> _Data block_:
--- Begin ---
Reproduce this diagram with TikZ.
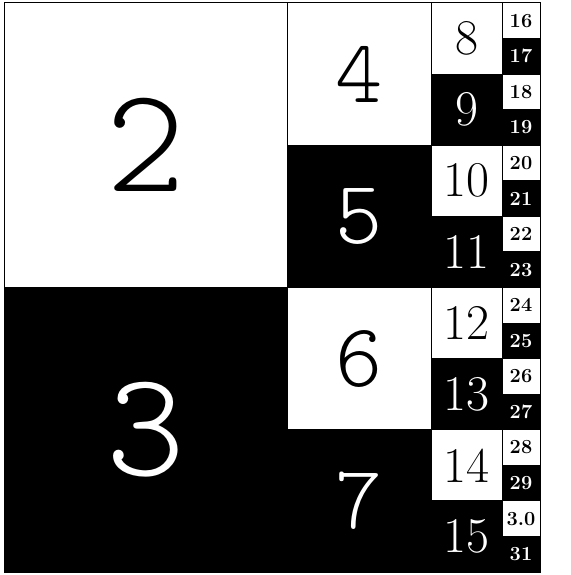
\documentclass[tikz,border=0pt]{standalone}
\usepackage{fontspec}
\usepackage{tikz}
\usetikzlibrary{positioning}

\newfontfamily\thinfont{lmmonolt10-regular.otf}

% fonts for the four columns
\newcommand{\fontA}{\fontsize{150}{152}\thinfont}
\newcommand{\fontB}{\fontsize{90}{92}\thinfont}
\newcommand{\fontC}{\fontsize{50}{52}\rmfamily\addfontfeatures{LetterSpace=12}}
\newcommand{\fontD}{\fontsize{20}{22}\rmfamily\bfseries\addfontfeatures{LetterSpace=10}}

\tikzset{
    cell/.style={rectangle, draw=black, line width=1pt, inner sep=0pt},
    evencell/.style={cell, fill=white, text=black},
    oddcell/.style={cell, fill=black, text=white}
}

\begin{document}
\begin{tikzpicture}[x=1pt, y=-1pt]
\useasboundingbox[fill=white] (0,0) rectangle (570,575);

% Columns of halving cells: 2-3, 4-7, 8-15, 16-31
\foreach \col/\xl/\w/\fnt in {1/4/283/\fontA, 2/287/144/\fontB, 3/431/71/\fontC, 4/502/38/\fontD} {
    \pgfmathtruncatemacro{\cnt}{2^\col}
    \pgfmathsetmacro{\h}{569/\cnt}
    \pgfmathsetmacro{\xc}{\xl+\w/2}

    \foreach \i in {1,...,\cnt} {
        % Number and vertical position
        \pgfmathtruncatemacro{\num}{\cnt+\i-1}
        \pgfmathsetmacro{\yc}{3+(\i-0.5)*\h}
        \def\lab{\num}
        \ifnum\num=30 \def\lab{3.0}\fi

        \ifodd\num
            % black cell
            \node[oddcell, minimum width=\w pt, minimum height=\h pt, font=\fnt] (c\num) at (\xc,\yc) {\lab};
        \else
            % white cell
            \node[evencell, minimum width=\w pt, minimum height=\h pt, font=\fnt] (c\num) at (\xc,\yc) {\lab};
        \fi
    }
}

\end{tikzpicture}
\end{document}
--- End ---
> _What is asked_: Copy all the data exactly as written, but skip any picture.

> _Output of the exercise_:
Reproduce this diagram with TikZ.
\documentclass[tikz,border=0pt]{standalone}
\usepackage{fontspec}
\usepackage{tikz}
\usetikzlibrary{positioning}

\newfontfamily\thinfont{lmmonolt10-regular.otf}

% fonts for the four columns
\newcommand{\fontA}{\fontsize{150}{152}\thinfont}
\newcommand{\fontB}{\fontsize{90}{92}\thinfont}
\newcommand{\fontC}{\fontsize{50}{52}\rmfamily\addfontfeatures{LetterSpace=12}}
\newcommand{\fontD}{\fontsize{20}{22}\rmfamily\bfseries\addfontfeatures{LetterSpace=10}}

\tikzset{
    cell/.style={rectangle, draw=black, line width=1pt, inner sep=0pt},
    evencell/.style={cell, fill=white, text=black},
    oddcell/.style={cell, fill=black, text=white}
}

\begin{document}
\begin{tikzpicture}[x=1pt, y=-1pt]
\useasboundingbox[fill=white] (0,0) rectangle (570,575);

% Columns of halving cells: 2-3, 4-7, 8-15, 16-31
\foreach \col/\xl/\w/\fnt in {1/4/283/\fontA, 2/287/144/\fontB, 3/431/71/\fontC, 4/502/38/\fontD} {
    \pgfmathtruncatemacro{\cnt}{2^\col}
    \pgfmathsetmacro{\h}{569/\cnt}
    \pgfmathsetmacro{\xc}{\xl+\w/2}

    \foreach \i in {1,...,\cnt} {
        % Number and vertical position
        \pgfmathtruncatemacro{\num}{\cnt+\i-1}
        \pgfmathsetmacro{\yc}{3+(\i-0.5)*\h}
        \def\lab{\num}
        \ifnum\num=30 \def\lab{3.0}\fi

        \ifodd\num
            % black cell
            \node[oddcell, minimum width=\w pt, minimum height=\h pt, font=\fnt] (c\num) at (\xc,\yc) {\lab};
        \else
            % white cell
            \node[evencell, minimum width=\w pt, minimum height=\h pt, font=\fnt] (c\num) at (\xc,\yc) {\lab};
        \fi
    }
}

\end{tikzpicture}
\end{document}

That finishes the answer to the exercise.